■ Aim: Give back exactly the lines from the beginning of the listing below to the line holding "const categories = ['Comarcal', 'General', '3er", both ends included; the pictures stay out.

########################################

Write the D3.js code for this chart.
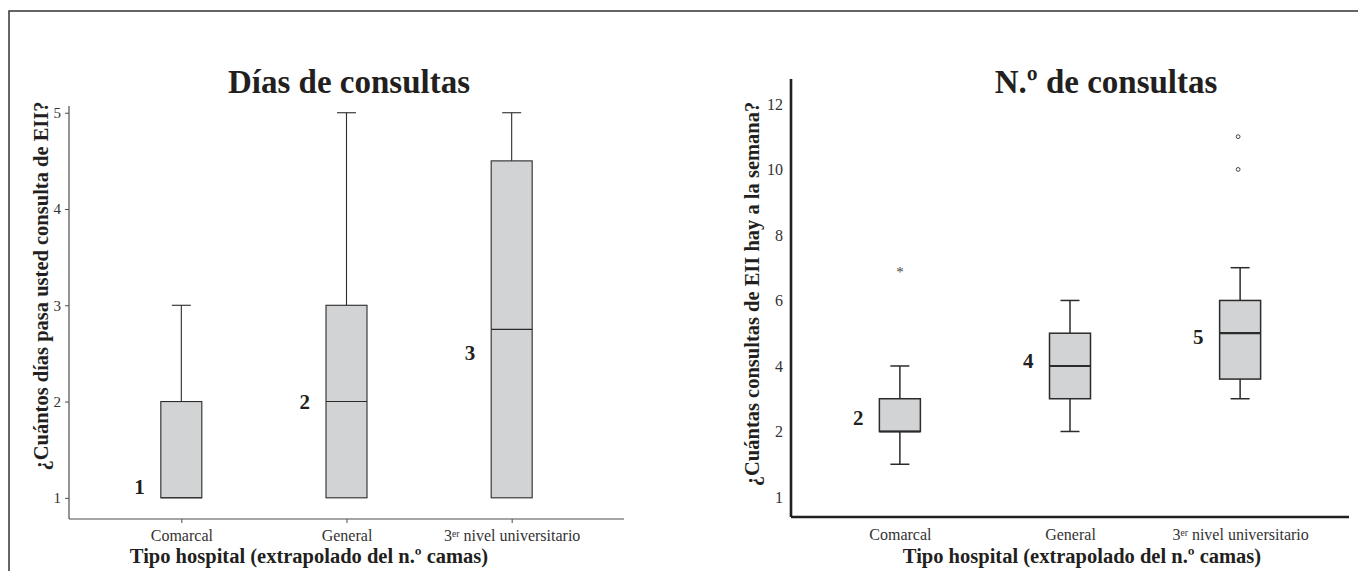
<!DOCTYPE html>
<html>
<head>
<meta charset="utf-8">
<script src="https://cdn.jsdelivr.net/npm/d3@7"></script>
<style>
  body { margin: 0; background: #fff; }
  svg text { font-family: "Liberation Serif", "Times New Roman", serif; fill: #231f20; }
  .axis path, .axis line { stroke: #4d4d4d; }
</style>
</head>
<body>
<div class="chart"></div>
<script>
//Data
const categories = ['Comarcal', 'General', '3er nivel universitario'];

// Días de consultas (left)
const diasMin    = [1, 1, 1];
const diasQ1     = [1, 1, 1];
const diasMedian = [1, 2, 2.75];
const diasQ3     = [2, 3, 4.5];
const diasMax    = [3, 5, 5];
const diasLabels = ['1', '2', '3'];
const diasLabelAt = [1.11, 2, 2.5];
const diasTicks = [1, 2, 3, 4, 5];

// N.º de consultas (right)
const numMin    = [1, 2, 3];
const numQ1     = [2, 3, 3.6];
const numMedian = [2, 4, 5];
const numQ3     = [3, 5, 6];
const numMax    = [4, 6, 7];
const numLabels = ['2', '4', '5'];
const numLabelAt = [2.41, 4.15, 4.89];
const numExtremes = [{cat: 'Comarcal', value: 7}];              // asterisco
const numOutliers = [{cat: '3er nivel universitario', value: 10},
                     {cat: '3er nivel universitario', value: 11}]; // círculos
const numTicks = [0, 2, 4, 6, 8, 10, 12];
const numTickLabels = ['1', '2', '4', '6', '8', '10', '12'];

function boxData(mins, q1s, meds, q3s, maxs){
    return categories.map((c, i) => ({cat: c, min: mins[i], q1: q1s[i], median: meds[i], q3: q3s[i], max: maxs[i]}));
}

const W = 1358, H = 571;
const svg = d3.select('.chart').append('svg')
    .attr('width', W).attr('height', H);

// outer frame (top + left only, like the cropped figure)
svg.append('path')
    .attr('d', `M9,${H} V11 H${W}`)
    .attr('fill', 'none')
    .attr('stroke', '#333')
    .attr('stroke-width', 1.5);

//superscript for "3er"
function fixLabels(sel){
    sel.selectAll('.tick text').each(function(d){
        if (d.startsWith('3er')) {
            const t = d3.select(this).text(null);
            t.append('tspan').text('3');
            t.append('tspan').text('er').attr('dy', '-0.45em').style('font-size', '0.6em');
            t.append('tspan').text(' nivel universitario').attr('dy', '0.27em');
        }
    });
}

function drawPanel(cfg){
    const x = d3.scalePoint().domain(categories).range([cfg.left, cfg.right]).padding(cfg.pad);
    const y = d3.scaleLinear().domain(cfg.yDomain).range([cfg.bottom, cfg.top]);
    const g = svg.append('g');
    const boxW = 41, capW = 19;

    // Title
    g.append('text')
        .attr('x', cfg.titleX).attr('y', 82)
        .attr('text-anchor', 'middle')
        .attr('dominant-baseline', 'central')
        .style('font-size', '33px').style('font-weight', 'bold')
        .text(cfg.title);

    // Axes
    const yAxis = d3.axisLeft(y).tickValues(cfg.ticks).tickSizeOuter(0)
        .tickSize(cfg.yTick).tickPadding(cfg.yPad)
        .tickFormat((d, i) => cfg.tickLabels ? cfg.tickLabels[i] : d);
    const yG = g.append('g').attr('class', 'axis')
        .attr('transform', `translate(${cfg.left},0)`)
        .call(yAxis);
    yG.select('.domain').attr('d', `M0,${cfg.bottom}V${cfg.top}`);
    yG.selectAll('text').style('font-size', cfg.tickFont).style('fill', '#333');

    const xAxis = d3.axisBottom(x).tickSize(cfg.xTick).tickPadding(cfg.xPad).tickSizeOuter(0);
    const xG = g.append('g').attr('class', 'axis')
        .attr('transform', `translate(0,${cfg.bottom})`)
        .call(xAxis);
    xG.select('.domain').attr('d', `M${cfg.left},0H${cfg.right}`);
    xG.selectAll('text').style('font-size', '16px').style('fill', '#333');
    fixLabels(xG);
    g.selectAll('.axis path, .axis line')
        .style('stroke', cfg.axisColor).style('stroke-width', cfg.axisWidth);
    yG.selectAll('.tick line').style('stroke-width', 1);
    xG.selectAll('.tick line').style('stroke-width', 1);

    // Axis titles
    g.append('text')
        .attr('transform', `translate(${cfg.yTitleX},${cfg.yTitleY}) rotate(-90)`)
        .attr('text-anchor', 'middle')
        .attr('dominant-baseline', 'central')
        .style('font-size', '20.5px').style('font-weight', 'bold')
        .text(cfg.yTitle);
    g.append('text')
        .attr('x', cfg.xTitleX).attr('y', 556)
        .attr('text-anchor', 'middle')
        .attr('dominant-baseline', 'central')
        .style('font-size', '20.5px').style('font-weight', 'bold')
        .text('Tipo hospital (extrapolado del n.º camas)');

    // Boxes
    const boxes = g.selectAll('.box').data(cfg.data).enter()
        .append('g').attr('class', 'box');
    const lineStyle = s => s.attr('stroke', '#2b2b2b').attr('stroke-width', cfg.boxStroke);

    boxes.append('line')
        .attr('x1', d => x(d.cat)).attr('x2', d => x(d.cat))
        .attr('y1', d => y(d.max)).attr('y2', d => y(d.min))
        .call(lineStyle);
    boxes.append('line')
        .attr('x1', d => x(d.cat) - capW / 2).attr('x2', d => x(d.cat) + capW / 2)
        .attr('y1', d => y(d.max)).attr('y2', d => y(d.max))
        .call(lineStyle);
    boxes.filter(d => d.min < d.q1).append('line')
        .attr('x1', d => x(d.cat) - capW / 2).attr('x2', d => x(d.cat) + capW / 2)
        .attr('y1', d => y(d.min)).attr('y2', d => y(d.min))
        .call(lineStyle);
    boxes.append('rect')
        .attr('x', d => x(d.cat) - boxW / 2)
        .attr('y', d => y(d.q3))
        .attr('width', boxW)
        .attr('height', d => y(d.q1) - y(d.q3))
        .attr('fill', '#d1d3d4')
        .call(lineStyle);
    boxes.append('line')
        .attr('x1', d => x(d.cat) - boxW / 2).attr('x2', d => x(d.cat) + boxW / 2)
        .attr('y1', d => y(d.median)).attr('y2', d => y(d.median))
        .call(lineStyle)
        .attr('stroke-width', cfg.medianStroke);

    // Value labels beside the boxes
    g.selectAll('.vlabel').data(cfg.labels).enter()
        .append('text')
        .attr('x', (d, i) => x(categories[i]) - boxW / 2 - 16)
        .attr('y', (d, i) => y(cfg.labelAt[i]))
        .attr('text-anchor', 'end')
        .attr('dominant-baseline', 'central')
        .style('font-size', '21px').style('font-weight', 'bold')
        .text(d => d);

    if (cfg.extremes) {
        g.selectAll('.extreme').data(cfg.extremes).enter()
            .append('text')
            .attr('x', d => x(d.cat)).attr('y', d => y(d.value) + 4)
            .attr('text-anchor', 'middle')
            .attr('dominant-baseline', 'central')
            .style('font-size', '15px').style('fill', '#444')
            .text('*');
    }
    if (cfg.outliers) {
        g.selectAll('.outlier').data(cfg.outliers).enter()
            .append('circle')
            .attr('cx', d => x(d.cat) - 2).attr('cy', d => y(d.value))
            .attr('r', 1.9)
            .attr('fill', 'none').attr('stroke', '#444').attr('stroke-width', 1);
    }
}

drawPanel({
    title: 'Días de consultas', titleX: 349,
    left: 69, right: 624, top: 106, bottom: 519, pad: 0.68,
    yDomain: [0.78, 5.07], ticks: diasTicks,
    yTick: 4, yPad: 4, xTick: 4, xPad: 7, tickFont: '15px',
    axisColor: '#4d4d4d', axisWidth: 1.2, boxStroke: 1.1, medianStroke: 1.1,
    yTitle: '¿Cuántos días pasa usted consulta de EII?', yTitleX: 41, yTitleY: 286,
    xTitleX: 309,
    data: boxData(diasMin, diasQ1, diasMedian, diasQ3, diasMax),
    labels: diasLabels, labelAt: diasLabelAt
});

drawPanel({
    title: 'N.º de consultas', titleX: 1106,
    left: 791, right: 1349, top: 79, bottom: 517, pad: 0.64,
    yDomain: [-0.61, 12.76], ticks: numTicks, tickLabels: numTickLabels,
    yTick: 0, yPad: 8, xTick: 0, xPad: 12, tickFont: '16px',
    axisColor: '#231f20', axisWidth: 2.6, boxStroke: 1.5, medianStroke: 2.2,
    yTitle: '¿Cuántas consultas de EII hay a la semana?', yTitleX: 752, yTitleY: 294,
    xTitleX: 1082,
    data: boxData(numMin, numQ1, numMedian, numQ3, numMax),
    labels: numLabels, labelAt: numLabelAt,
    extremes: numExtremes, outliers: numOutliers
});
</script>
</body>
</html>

########################################

■ Task output:
Write the D3.js code for this chart.
<!DOCTYPE html>
<html>
<head>
<meta charset="utf-8">
<script src="https://cdn.jsdelivr.net/npm/d3@7"></script>
<style>
  body { margin: 0; background: #fff; }
  svg text { font-family: "Liberation Serif", "Times New Roman", serif; fill: #231f20; }
  .axis path, .axis line { stroke: #4d4d4d; }
</style>
</head>
<body>
<div class="chart"></div>
<script>
//Data
const categories = ['Comarcal', 'General', '3er nivel universitario'];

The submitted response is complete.